**What you will do**
Each line from the top of the listing through the one holding "from bokeh.resources import INLINE" should be restated word for word, with nothing added and no pictures.

**Dataset section**
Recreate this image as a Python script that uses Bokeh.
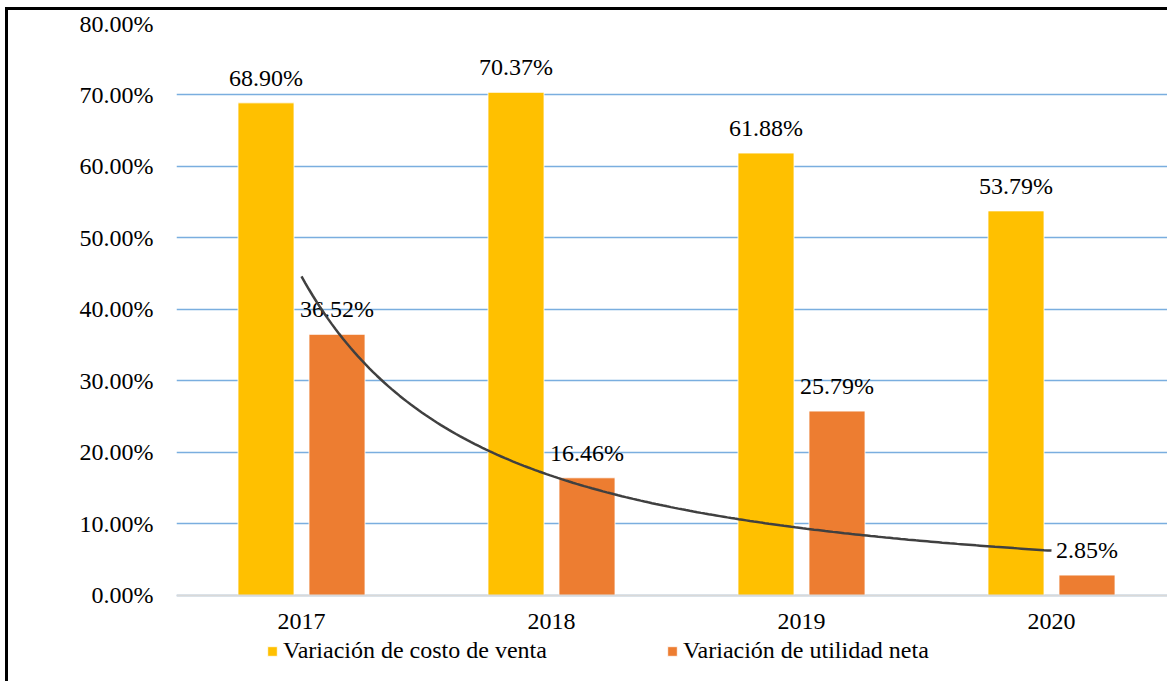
import numpy as np
from bokeh.plotting import figure
from bokeh.models import ColumnDataSource, FixedTicker, Legend, LegendItem, Range1d
from bokeh.core.properties import value
from bokeh.embed import file_html
from bokeh.resources import INLINE

# ---- data ----
years = ["2017", "2018", "2019", "2020"]
costo_venta = [68.90, 70.37, 61.88, 53.79]      # Variación de costo de venta (%)
utilidad_neta = [36.52, 16.46, 25.79, 2.85]     # Variación de utilidad neta (%)
y_ticks = [0, 10, 20, 30, 40, 50, 60, 70, 80]

FONT = "Liberation Serif"
FS = "24px"
YELLOW = "#FFC000"
ORANGE = "#ED7D31"

idx = np.arange(len(years), dtype=float)
off = 0.142
bw = 0.224

src_c = ColumnDataSource(dict(x=idx - off, top=costo_venta,
                              lab=[f"{v:.2f}%" for v in costo_venta]))
src_u = ColumnDataSource(dict(x=idx + off, top=utilidad_neta,
                              lab=[f"{v:.2f}%" for v in utilidad_neta]))

p = figure(width=1162, height=674, x_range=Range1d(-0.5, 3.476), y_range=Range1d(-12.45, 80),
           output_backend="svg", toolbar_location=None,
           min_border_left=168, min_border_right=0, min_border_top=13, min_border_bottom=0)
p.styles = {"border-left": "3px solid black", "border-top": "3px solid black",
            "margin-left": "5px", "margin-top": "7px"}
p.outline_line_color = None
p.background_fill_color = "white"
p.border_fill_color = "white"

# grid
p.xgrid.grid_line_color = None
p.ygrid.ticker = FixedTicker(ticks=y_ticks)
p.ygrid.grid_line_color = "#7AAEDF"
p.ygrid.grid_line_width = 1.5

# bars
r1 = p.vbar(x="x", top="top", width=bw, source=src_c, fill_color=YELLOW,
            line_color="white", line_width=0.8)
r2 = p.vbar(x="x", top="top", width=bw, source=src_u, fill_color=ORANGE,
            line_color="white", line_width=0.8)

# data labels
for s in (src_c, src_u):
    p.text(x="x", y="top", text="lab", source=s, text_align="center",
           text_baseline="alphabetic", y_offset=-25, text_color="black",
           text_font=value(FONT), text_font_size=FS)

# power trend line of the net-profit series (fitted from the data)
xn = idx + 1.0
b, lna = np.polyfit(np.log(xn), np.log(utilidad_neta), 1)
xs = np.linspace(1.0, 4.0, 200)
ys = np.exp(lna) * xs ** b
p.line(xs - 1.0, ys, line_color="#404040", line_width=2.5)

# axes
p.yaxis.ticker = FixedTicker(ticks=y_ticks)
p.yaxis.major_label_overrides = {t: f"{t:.2f}%" for t in y_ticks}
p.yaxis.axis_line_color = None
p.yaxis.major_tick_line_color = None
p.yaxis.minor_tick_line_color = None
p.yaxis.major_tick_out = 0
p.yaxis.major_label_standoff = 23
p.yaxis.major_label_text_font = FONT
p.yaxis.major_label_text_font_size = FS
p.yaxis.major_label_text_color = "black"

p.xaxis.fixed_location = 0
p.xaxis.ticker = FixedTicker(ticks=list(idx))
p.xaxis.major_label_overrides = {float(i): y for i, y in zip(idx, years)}
p.xaxis.major_label_overrides.update({int(i): y for i, y in zip(idx, years)})
p.xaxis.axis_line_color = "#D9D9D9"
p.xaxis.axis_line_width = 2
p.xaxis.major_tick_line_color = None
p.xaxis.minor_tick_line_color = None
p.xaxis.major_tick_out = 0
p.xaxis.major_label_standoff = 19
p.xaxis.major_label_text_font = FONT
p.xaxis.major_label_text_font_size = FS
p.xaxis.major_label_text_color = "black"

legend = Legend(items=[LegendItem(label="Variación de costo de venta", renderers=[r1]),
                       LegendItem(label="Variación de utilidad neta", renderers=[r2])],
                orientation="horizontal", location=(90, 20),
                glyph_width=12, glyph_height=12, label_standoff=5, spacing=119,
                padding=0, margin=0, border_line_color=None, background_fill_alpha=0,
                label_text_font=FONT, label_text_font_size=FS, label_text_color="black",
                label_height=26)
p.add_layout(legend)

open("out.html", "w").write(file_html(p, INLINE))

**Output of the task**
Recreate this image as a Python script that uses Bokeh.
import numpy as np
from bokeh.plotting import figure
from bokeh.models import ColumnDataSource, FixedTicker, Legend, LegendItem, Range1d
from bokeh.core.properties import value
from bokeh.embed import file_html
from bokeh.resources import INLINE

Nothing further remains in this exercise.